BMS supertranslations and Weinberg's soft graviton theorem

TL;DR

Strominger et al. show that Weinberg's soft graviton theorem is equivalent to the Ward identity of a diagonal BMS supertranslation symmetry acting across ${\mathscr I}^-$ and ${\mathscr I}^+$. They build the physical radiative phase spaces including soft boundary modes, and derive a modified Dirac bracket that yields canonical generators $T^\pm(f)$, ensuring proper action of supertranslations on infrared data.

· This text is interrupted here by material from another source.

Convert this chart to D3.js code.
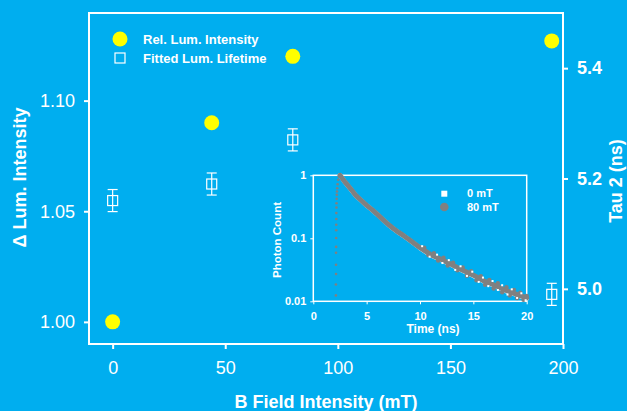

They interpret soft gravitons as Goldstone modes of spontaneously broken supertranslation invariance and provide the mapping between asymptotic data and momentum-space soft factors, thereby unifying the infrared graviton physics with asymptotic symmetries. The work also lays groundwork for extending these insights to gauge theories and clarifies the role of boundary conditions in implementing the symmetry on the S-matrix.

Abstract

Recently it was conjectured that a certain infinite-dimensional "diagonal" subgroup of BMS supertranslations acting on past and future null infinity (${\mathscr I}^-$ and ${\mathscr I}^+$) is an exact symmetry of the quantum gravity ${\cal S}$-matrix, and an associated Ward identity was derived. In this paper we show that this supertranslation Ward identity is precisely equivalent to Weinberg's soft graviton theorem. Along the way we construct the canonical generators of supertranslations at ${\mathscr I}^\pm$, including the relevant soft graviton contributions. Boundary conditions at the past and future of ${\mathscr I}^\pm$ and a correspondingly modified Dirac bracket are required. The soft gravitons enter as boundary modes and are manifestly the Goldstone bosons of spontaneously broken supertranslation invariance.